The cat was finally released from the bag recently, as ace session drummer Josh Freese was announced as the Foo Fighters’ new drummer. With this has come a lot of explanation to those who aren’t familiar with Freese’s CV (so long, it has its own Wikipedia page).
Alongside the mentions of his stints with Guns N’ Roses, Nine Inch Nails, Sting, The Offspring, A Perfect Circle and many, many others, is the fact that Josh began his playing career as a 12-year-old at Disneyland.
In fact, Dave Grohl even addressed it himself during Foo Fighters’ Preparing Music For Concerts streamed event, where Freese’s new role was unveiled. Freese’s father, Stan Freese is a renowned tuba player and celebrated band leader, who in the 1980s — having already worked in Holywood on TV and film music — was Disney’s Director of Bands.

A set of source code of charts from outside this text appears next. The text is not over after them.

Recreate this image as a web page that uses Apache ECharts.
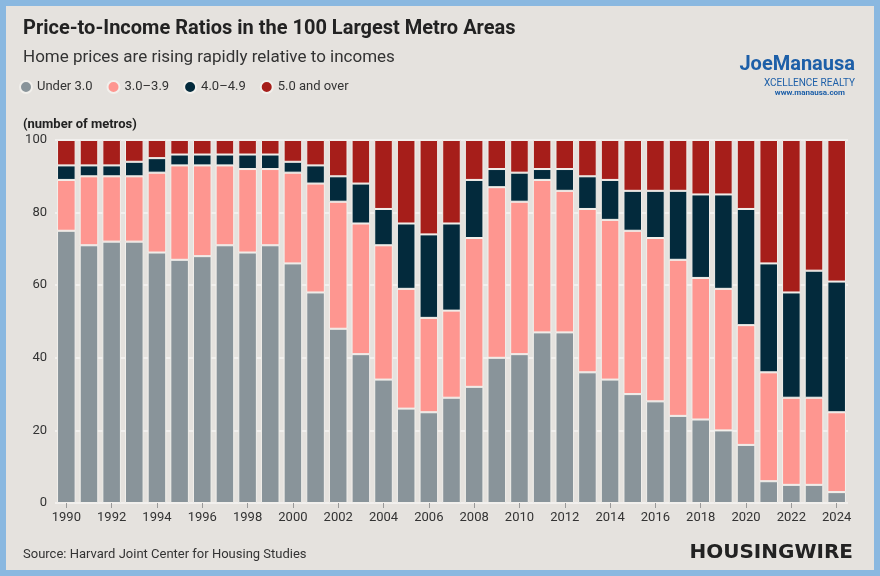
<!DOCTYPE html>
<html><head><meta charset="utf-8">
<script src="https://cdn.jsdelivr.net/npm/echarts@6/dist/echarts.min.js"></script>
<style>
html,body{margin:0;padding:0;width:880px;height:576px;overflow:hidden;background:#8ab8e0;}
#c{position:absolute;left:6px;top:6px;width:868px;height:564px;background:#e5e2de;}
</style></head><body>
<div id="c"></div>
<script>
const years=[];for(let y=1990;y<=2024;y++)years.push(String(y));
const under3=[75,71,72,72,69,67,68,71,69,71,66,58,48,41,34,26,25,29,32,40,41,47,47,36,34,30,28,24,23,20,16,6,5,5,3];
const r30_39=[14,19,18,18,22,26,25,22,23,21,25,30,35,36,37,33,26,24,41,47,42,42,39,45,44,45,45,43,39,39,33,30,24,24,22];
const r40_49=[4,3,3,4,4,3,3,3,4,4,3,5,7,11,10,18,23,24,16,5,8,3,6,9,11,11,13,19,23,26,32,30,29,35,36];
const r50=[7,7,7,6,5,4,4,4,4,4,6,7,10,12,19,23,26,23,11,8,9,8,8,10,11,14,14,14,15,15,19,34,42,36,39];
const names=['Under 3.0','3.0–3.9','4.0–4.9','5.0 and over'];
const colors=['#89949a','#fe9690','#032a3c','#a61e1a'];
const data=[under3,r30_39,r40_49,r50];
const ch=echarts.init(document.getElementById('c'));
const F='Roboto, "Noto Sans", sans-serif';
ch.setOption({
 animation:false,
 textStyle:{fontFamily:F},
 title:[
  {text:'Price-to-Income Ratios in the 100 Largest Metro Areas',left:12,top:8,textStyle:{fontSize:20,fontWeight:'bold',color:'#222'}},
  {text:'Home prices are rising rapidly relative to incomes',left:12,top:38,textStyle:{fontSize:17,fontWeight:'normal',color:'#333'}},
  {text:'(number of metros)',left:12,top:107,textStyle:{fontSize:13,fontWeight:'bold',color:'#222'}},
  {text:'Source: Harvard Joint Center for Housing Studies',left:12,top:537,textStyle:{fontSize:13,fontWeight:'normal',color:'#333'}},
  {text:'HOUSINGWIRE',right:16,top:532,textStyle:{fontSize:20,fontWeight:'900',color:'#222',fontFamily:'"DejaVu Sans", sans-serif'}},
  {text:'JoeManausa',right:14,top:44,textStyle:{fontSize:20,fontWeight:'bold',color:'#1d5fa8'}},
  {text:'XCELLENCE REALTY',right:14,top:67,textStyle:{fontSize:10,fontWeight:'normal',color:'#1d5fa8'}},
  {text:'www.manausa.com',right:24,top:78,textStyle:{fontSize:8,fontWeight:'bold',color:'#1d5fa8'}}
 ],
 legend:{left:8,top:69,itemWidth:12,itemHeight:12,icon:'circle',itemGap:14,textStyle:{fontSize:13,color:'#333'},data:names},
 grid:{left:49,right:26,top:134,bottom:67},
 xAxis:{type:'category',data:years,axisTick:{show:true,alignWithLabel:true,lineStyle:{color:'#999'}},axisLine:{show:false},
  axisLabel:{interval:1,fontSize:13,color:'#333'}},
 yAxis:{type:'value',min:0,max:100,interval:20,splitLine:{lineStyle:{color:'#f6f5f3',width:1.5}},axisLabel:{fontSize:13,color:'#333'}},
 series:data.map((d,i)=>({name:names[i],type:'bar',stack:'a',data:d,barCategoryGap:'18%',
   itemStyle:{color:colors[i],borderColor:'#f2f0ec',borderWidth:1}}))
});
</script></body></html>
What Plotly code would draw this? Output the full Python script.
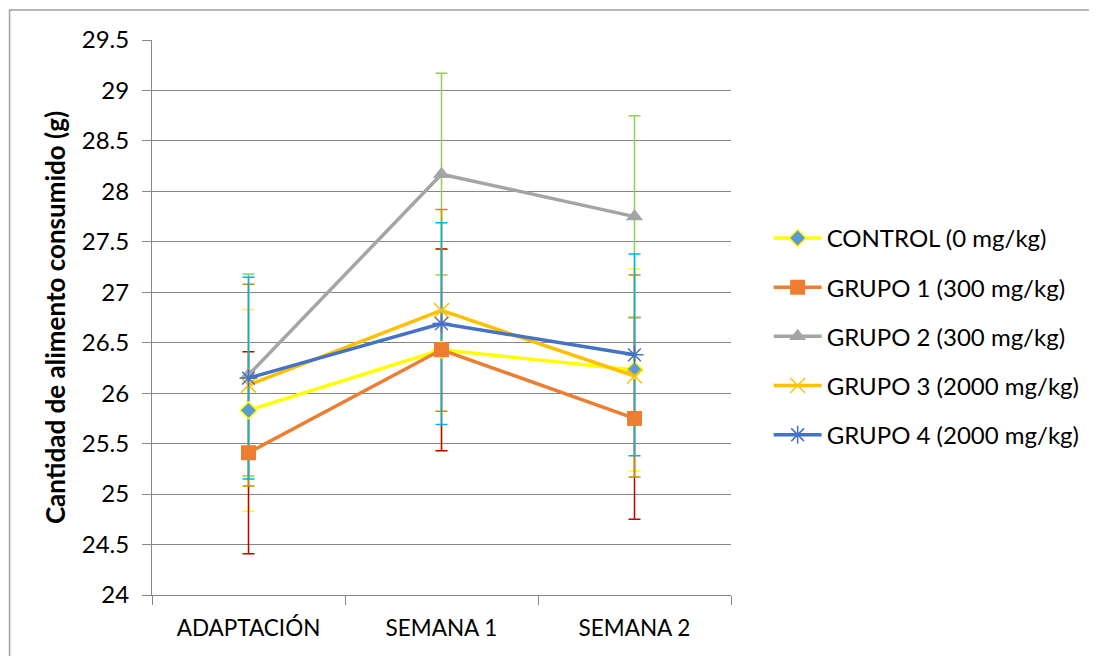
import plotly.graph_objects as go

categories = ["ADAPTACIÓN", "SEMANA 1", "SEMANA 2"]
series_names = ["CONTROL (0 mg/kg)", "GRUPO 1 (300 mg/kg)", "GRUPO 2 (300 mg/kg)",
                "GRUPO 3 (2000 mg/kg)", "GRUPO 4 (2000 mg/kg)"]
control = [25.83, 26.43, 26.23]
grupo1 = [25.41, 26.43, 25.75]
grupo2 = [26.18, 28.17, 27.75]
grupo3 = [26.08, 26.82, 26.17]
grupo4 = [26.15, 26.69, 26.38]
err_control = [1.0, 1.0, 1.0]
err_grupo1 = [1.0, 1.0, 1.0]
err_grupo2 = [1.0, 1.0, 1.0]
err_grupo3 = [1.0, 1.0, 1.0]
err_grupo4 = [1.0, 1.0, 1.0]
y_ticks = [24, 24.5, 25, 25.5, 26, 26.5, 27, 27.5, 28, 28.5, 29, 29.5]

values = [control, grupo1, grupo2, grupo3, grupo4]
errors = [err_control, err_grupo1, err_grupo2, err_grupo3, err_grupo4]
line_colors = ["#FFFF00", "#ED7D31", "#A5A5A5", "#FFC000", "#4472C4"]
err_colors = ["#FFFF00", "#C00000", "#92D050", "#BF9000", "#00B0F0"]
markers = [
    dict(symbol="diamond", size=13, color="#5B9BD5", line=dict(color="#FFFF00", width=1.5)),
    dict(symbol="square", size=15, color="#ED7D31", line=dict(width=0)),
    dict(symbol="triangle-up", size=15, color="#A5A5A5", line=dict(width=0)),
    dict(symbol="x-thin-open", size=15, color="#FFC000", line=dict(color="#FFC000", width=1.5)),
    dict(symbol="asterisk-open", size=15, color="#4472C4", line=dict(color="#4472C4", width=1.5)),
]

FONT = "Lato, Carlito, Calibri, sans-serif"

fig = go.Figure()

# error bars first (drawn under the lines)
for vals, errs, col in zip(values, errors, err_colors):
    fig.add_trace(go.Scatter(
        x=categories, y=vals, mode="markers",
        marker=dict(size=1, opacity=0),
        error_y=dict(type="data", array=errs, visible=True, color=col, thickness=1.5, width=6),
        showlegend=False, hoverinfo="skip",
    ))

for i, (name, vals, lc, mk) in enumerate(zip(series_names, values, line_colors, markers)):
    fig.add_trace(go.Scatter(
        x=categories, y=vals, mode="lines+markers", name=name,
        line=dict(color=lc, width=3.5), marker=mk, legendgroup=f"g{i}",
    ))

fig.update_layout(
    width=1089, height=648,
    margin=dict(l=144, r=364, t=32, b=61),
    paper_bgcolor="white", plot_bgcolor="white",
    font=dict(family=FONT, size=24, color="#000000"),
    legend=dict(x=1.065, y=0.466, xanchor="left", yanchor="middle",
                font=dict(family=FONT, size=24, color="#000000"),
                tracegroupgap=15, itemwidth=48, bgcolor="rgba(0,0,0,0)"),
    showlegend=True,
    shapes=[dict(type="rect", xref="paper", yref="paper",
                 x0=-0.246, x1=1.66, y0=-0.14, y1=1.054,
                 line=dict(color="#A0A0A0", width=1.5), fillcolor="rgba(0,0,0,0)", layer="below")],
)

fig.update_xaxes(
    type="category", range=[-0.5, 2.5], tickson="boundaries",
    ticks="outside", ticklen=9, tickcolor="#868686", tickwidth=1,
    showline=True, linecolor="#868686", linewidth=1,
    showgrid=False, tickfont=dict(family=FONT, size=22.5), zeroline=False,
    ticklabelstandoff=13,
)
fig.update_yaxes(
    range=[24, 29.5], tickvals=y_ticks, ticktext=[f"{v:g}" for v in y_ticks],
    ticks="outside", ticklen=9, tickcolor="#868686", tickwidth=1,
    showline=True, linecolor="#868686", linewidth=1,
    showgrid=True, gridcolor="#868686", gridwidth=1, zeroline=False,
    tickfont=dict(family=FONT, size=24), ticklabelstandoff=8,
    title=dict(text="<b>Cantidad de alimento consumido (g)</b>", font=dict(family=FONT, size=26), standoff=8),
)

fig.write_html("out.html")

Josh was enlisted into the band, Polo, where as he told Grohl and the rest of the Foos, he’d accompany his bandmates through “Whatever was on the radio in ’85/’86, which was…we played three or four Huey Lewis songs, we played some Simple Minds, we played some Pet Shop Boys…”
This exposure led to Freese Jr’s profile expanding, and as he told DW (the drum brand he still plays to this day) in 2022 during a promo for its 50th anniversary kits, helped him snare an endorsement with the then-emerging California-based drum company.
But it wasn’t just acoustic drum companies who were interested in the young Disneyland drummer. Freese caught the attention of electronic drum set pioneer, Simmons (now owned by US retail giant, Guitar Center), who enlisted him to appear in a promotional video for its CB 700 series electronic drum set.
The Simmons CB 700 series was initially offered in three configurations: the tom-only SDS 200 (two tom inputs) and SDS 400 (four tom inputs), and the SDS 800 kit, featuring electronic kick, snare and two toms.
Key features of each module included the ‘Second Skin’ control, which emulated the sound of double-headed toms, Run Generator which allowed the player to play multi-pitched fills from a single pad, and the addition of a headphone socket. That’s where the promo video comes in.
Thanks to the convenience of YouTube, the footage — originally intended for in-store use at Simmons dealers, and previously featured on The Vandals' Live at The House Of Blues DVD — is available for us to rewatch today.
There are two clips - the first is designed to showcase the kit’s ‘Silent Practice’ capabilities via the inclusion of a headphone socket. We watch a young Freese enter his room, and don some headphones before being transported to a studio environment, all the while jamming to a soundtrack that’s so ’80s, it could be released as a synthwave track today.
The clip cuts back to Freese in his room, definitely not disturbing his neighbours because he’s wearing headphones, remember?
The next clip, titled ‘Studio Tested’ begins with Freese executing a stadium-ready stick twirl in the same studio environment, while a producer works the faders and enthusiastically air-punches along to the groove.
Young Freese busts out a four-bar solo, while an unknown teenage girl dances along and the voiceover once again announces “Introducing Simmons CB 700: Today’s hot drums for tomorrow’s hot drummer.” It’s scarily accurate, given Josh Freese’s future career trajectory.
As a strange and sad coincidence, Taylor Hawkins scrawled CB 700 on his front bass drum head for one of his final gigs with Foo Fighters at Lollapalooza in Chile. The gag was a reference to the budget drum kit institution by the same name, a beginner drum set that gave many would-be drummers their first taste of the instrument.
Meanwhile, Josh Freese and Foo Fighters are currently rolling through a packed summer schedule of live dates. New album But Here We Are (featuring Dave Grohl on drums) is out now.